If you have elderly parents, it is advisable to encourage them to create a comprehensive estate plan. After all, comprehensive estate planning allows individuals to maintain control over the future of their assets, inevitable medical care and other end-of-life matters. Still, according to reporting from CNBC, only about half of seniors in the U.S. have an estate plan.

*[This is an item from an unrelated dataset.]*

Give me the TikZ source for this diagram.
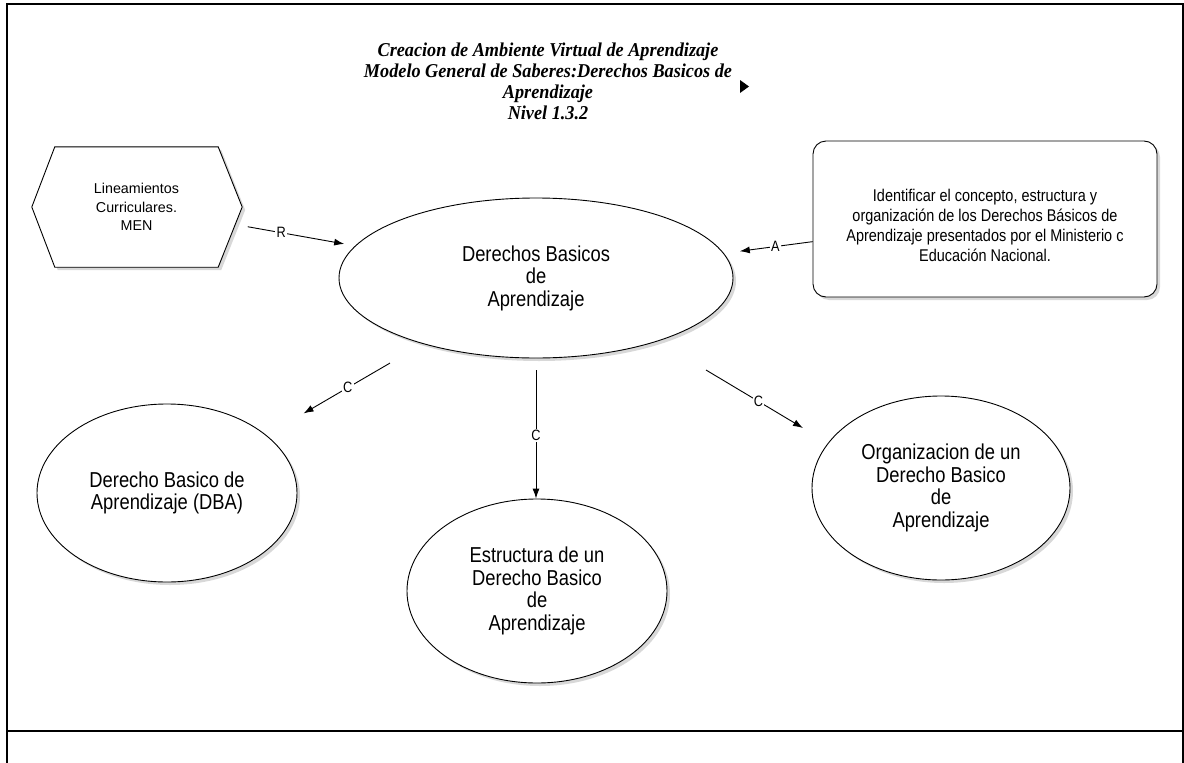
\documentclass[tikz,border=0pt]{standalone}
\usepackage{fontspec}
\setmainfont{Liberation Sans}
\newfontfamily\tallsans[FakeStretch=0.85]{Liberation Sans}
\newfontfamily\titlefont[FakeStretch=0.93]{Liberation Serif}
\usetikzlibrary{shapes.geometric,arrows.meta,shadows,backgrounds}

\begin{document}
\begin{tikzpicture}[x=1pt,y=-1pt,
  softshadow/.style={drop shadow={shadow xshift=3pt,shadow yshift=-3pt,fill=black!30}},
  outline/.style={draw=black,line width=0.9pt,fill=white,softshadow},
  concept/.style={ellipse,outline,inner sep=0pt,align=center,
    font=\tallsans\fontsize{21.6}{22.5}\selectfont},
  smalltext/.style={inner sep=0pt,align=center,font=\tallsans\fontsize{17}{20}\selectfont},
  conn/.style={line width=0.9pt,-{Latex[length=10pt,width=7pt]}},
  lab/.style={fill=white,inner sep=1.2pt,font=\tallsans\fontsize{15}{15}\selectfont},
  frame/.style={line width=2.3pt,line cap=rect}
]
\useasboundingbox (0,0) rectangle (1184,763);

% outer frame and lower divider
\draw[frame] (7,763) -- (7,4) -- (1183,4) -- (1183,763);
\draw[frame] (7,731) -- (1183,731);

% heading
\node[align=center,font=\titlefont\bfseries\itshape\fontsize{19.6}{21}\selectfont]
  (title) at (548,81)
  {Creacion de Ambiente Virtual de Aprendizaje\\
   Modelo General de Saberes:Derechos Basicos de\\
   Aprendizaje\\
   Nivel 1.3.2};
\fill (740,80) -- (749,86.5) -- (740,93) -- cycle;

% reference source (hexagon)
\node[inner sep=0pt,align=center,font=\fontsize{14.3}{18.5}\selectfont,
  minimum width=163,minimum height=120]
  (lin) at (136.5,207) {Lineamientos\\Curriculares.\\MEN};
\begin{scope}[on background layer]
  \draw[outline] (lin.north west) -- (lin.north east) -- ([xshift=24pt]lin.east)
    -- (lin.south east) -- (lin.south west) -- ([xshift=-23pt]lin.west) -- cycle;
\end{scope}

% purpose box
\node[draw=black,line width=0.9pt,fill=white,softshadow,rounded corners=13pt,
  minimum width=344,minimum height=156,inner sep=0pt] (goal) at (985,219) {};
\node[smalltext] (goaltext) at (985,225.5)
  {Identificar el concepto, estructura y\\
   organización de los Derechos Básicos de\\
   Aprendizaje presentados por el Ministerio c\\
   Educación Nacional.};

% concepts
\node[concept,minimum width=394,minimum height=160] (main) at (536,278)
  {Derechos Basicos\\de\\Aprendizaje};
\node[concept,minimum width=260,minimum height=178] (dba) at (167,493)
  {Derecho Basico de\\Aprendizaje (DBA)};
\node[concept,minimum width=260,minimum height=184] (estr) at (537,591)
  {Estructura de un\\Derecho Basico\\de\\Aprendizaje};
\node[concept,minimum width=258,minimum height=184] (org) at (941,488)
  {Organizacion de un\\Derecho Basico\\de\\Aprendizaje};

% connectors
\draw[conn,shorten <=30pt,shorten >=11pt] (lin) -- node[lab,pos=.46]{R} (main);
\draw[conn,shorten >=16pt] (goal) -- node[lab,pos=.42]{A} (main);
\draw[conn,shorten <=38pt,shorten >=43pt] (main) -- node[lab,pos=.48]{C} (dba);
\draw[conn,shorten <=12pt] (main.south) -- node[lab,pos=.55]{C} (main.south |- estr.north);
\coordinate (orgS) at (706,370);
\coordinate (orgE) at (803,428);
\draw[conn] (orgS) -- node[lab,pos=.54]{C} (orgE);
\end{tikzpicture}
\end{document}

When your parents are drafting their estate plan, they must be certain it reflects their genuine intentions. Regrettably, an opportunist may manipulate your parents, causing them to make potentially harmful decisions. Here are three signs an undue influencer is trying to take advantage of your mother or father.
1. Too much involvement
Undue influencers often befriend those they victimize. While there is nothing inherently wrong with making new friends, too much involvement can be problematic. Watch out for someone who begins driving your parents to all appointments and activities, opening your parents’ mail and administering your parents’ medications.
2. Financial oversight
Other than professional money advisers and accountants, you probably do not want any outsider to have intimate knowledge of your parents’ finances. Still, an individual can gain this knowledge in several ways:
- Balancing your parent’s checkbook
- Paying your parent’s bills
- Taking your parents to the bank or ATM
3. Excessive control
The ultimate goal of undue influencers is to exercise full control over their victims. Therefore, you may need to intervene if someone does one or more of the following:
- Refuses to let your parents attend family events or social activities
- Accompanies your parents to all events they attend
- Requires your parents to check in before making decisions
To stop an undue influencer in his or her tracks, you should be ready to have some uncomfortable conversations. Ultimately, though, you likely have the option of contesting your parents’ estate plan after their deaths.